Dataset content:
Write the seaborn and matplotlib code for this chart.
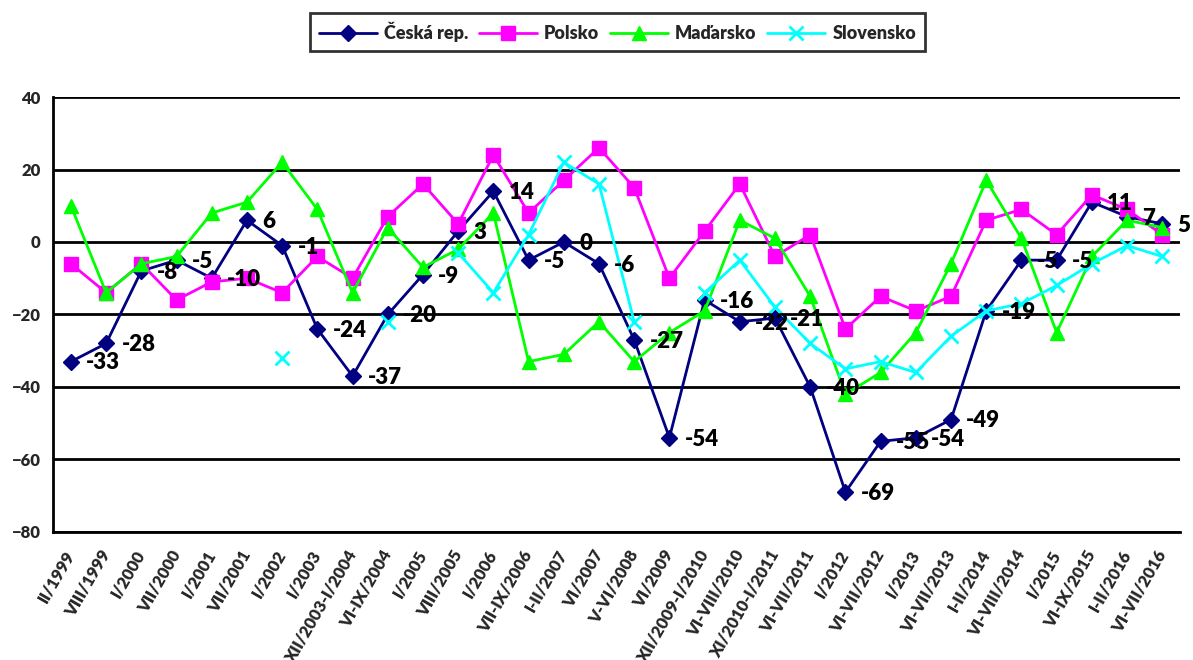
import numpy as np
import pandas as pd
import matplotlib
matplotlib.use("Agg")
import matplotlib.pyplot as plt
import seaborn as sns
from matplotlib.ticker import FixedLocator

categories = ["II/1999", "VIII/1999", "I/2000", "VII/2000", "I/2001", "VII/2001", "I/2002",
              "I/2003", "XII/2003-I/2004", "VI-IX/2004", "I/2005", "VIII/2005", "I/2006",
              "VII-IX/2006", "I-II/2007", "VI/2007", "V-VI/2008", "VI/2009",
              "XII/2009-I/2010", "VI-VIII/2010", "XI/2010-I/2011", "VI-VII/2011", "I/2012",
              "VI-VII/2012", "I/2013", "VI-VII/2013", "I-II/2014", "VI-VIII/2014", "I/2015",
              "VI-IX/2015", "I-II/2016", "VI-VII/2016"]

ceska = [-33, -28, -8, -5, -10, 6, -1, -24, -37, -20, -9, 3, 14, -5, 0, -6, -27, -54,
         -16, -22, -21, -40, -69, -55, -54, -49, -19, -5, -5, 11, 7, 5]
polsko = [-6, -14, -6, -16, -11, -10, -14, -4, -10, 7, 16, 5, 24, 8, 17, 26, 15, -10,
          3, 16, -4, 2, -24, -15, -19, -15, 6, 9, 2, 13, 9, 2]
madarsko = [10, -14, -6, -4, 8, 11, 22, 9, -14, 4, -7, -2, 8, -33, -31, -22, -33, -25,
            -19, 6, 1, -15, -42, -36, -25, -6, 17, 1, -25, -4, 6, 4]
slovensko = [np.nan, np.nan, np.nan, np.nan, np.nan, np.nan, -32, np.nan, np.nan, -22,
             np.nan, -3, -14, 2, 22, 16, -22, np.nan, -14, -5, -18, -28, -35, -33, -36,
             -26, -19, -17, -12, -6, -1, -4]

series_names = ["Česká rep.", "Polsko", "Maďarsko", "Slovensko"]
series_vals = [ceska, polsko, madarsko, slovensko]
colors = ["#000080", "#FF00FF", "#00FF00", "#00FFFF"]
markers = ["D", "s", "^", "x"]
msizes = [8, 10, 10, 10]

sns.set_theme(style="white")
plt.rcParams["font.family"] = ["Lato", "DejaVu Sans"]
plt.rcParams["font.weight"] = "heavy"
W = "heavy"

fig = plt.figure(figsize=(11.93, 6.60), dpi=100)
ax = fig.add_axes([0.0447, 0.194, 0.9443, 0.659])

idx = np.arange(len(categories))
for name, vals, c, m, ms in zip(series_names, series_vals, colors, markers, msizes):
    v = np.array(vals, dtype=float)
    seg = np.cumsum(np.isnan(v))
    df = pd.DataFrame({"x": idx, "y": v, "seg": seg}).dropna()
    sns.lineplot(data=df, x="x", y="y", units="seg", estimator=None, ax=ax,
                 color=c, linewidth=2.0, marker=m, markersize=ms,
                 markeredgecolor=c, markerfacecolor=c,
                 markeredgewidth=2.0 if m == "x" else 1.0, legend=False, sort=False)

# data labels for Česká rep.
for i, v in enumerate(ceska):
    ax.annotate(str(v), (i, v), xytext=(11, -1), textcoords="offset points",
                ha="left", va="center", fontsize=16, fontweight=W, color="black")

ax.set_xlim(-0.5, len(categories) - 0.5)
ax.set_ylim(-80, 40)
ax.set_yticks(np.arange(-80, 41, 20))
ax.yaxis.grid(True, color="black", linewidth=2.0)
ax.xaxis.grid(False)
ax.set_axisbelow(True)

ax.set_xticks(idx)
ax.set_xticklabels(categories, rotation=60, ha="right", va="center",
                   rotation_mode="anchor", fontsize=12, fontweight=W)
ax.xaxis.set_minor_locator(FixedLocator(np.arange(-0.5, len(categories), 1.0)))
ax.tick_params(axis="x", which="major", length=0, pad=14)
ax.tick_params(axis="x", which="minor", length=6, width=2, color="black", direction="out")
ax.tick_params(axis="y", which="major", length=6, width=2, color="black",
               direction="out", labelsize=12, pad=3)
for lab in ax.get_yticklabels():
    lab.set_fontweight(W)

ax.set_xlabel("")
ax.set_ylabel("")
for s in ["top", "right"]:
    ax.spines[s].set_visible(False)
for s in ["left", "bottom"]:
    ax.spines[s].set_color("black")
    ax.spines[s].set_linewidth(2.0)

handles = [plt.Line2D([], [], color=c, marker=m, markersize=ms, linewidth=2.0,
                      markeredgecolor=c, markerfacecolor=c,
                      markeredgewidth=2.0 if m == "x" else 1.0)
           for c, m, ms in zip(colors, markers, msizes)]
leg = fig.legend(handles, series_names, loc="center", bbox_to_anchor=(0.5176, 0.9515),
                 ncol=4, frameon=True, fancybox=False, edgecolor="black",
                 prop={"weight": W, "size": 13}, handlelength=3.2,
                 columnspacing=0.6, handletextpad=0.4, borderpad=0.5)
leg.get_frame().set_linewidth(2.0)

fig.savefig("out.png", dpi=100, facecolor="white")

What you will do: Leave out every line without the string "matplotlib" and copy the rest.

Written answer:
Write the seaborn and matplotlib code for this chart.
import matplotlib
matplotlib.use("Agg")
import matplotlib.pyplot as plt
from matplotlib.ticker import FixedLocator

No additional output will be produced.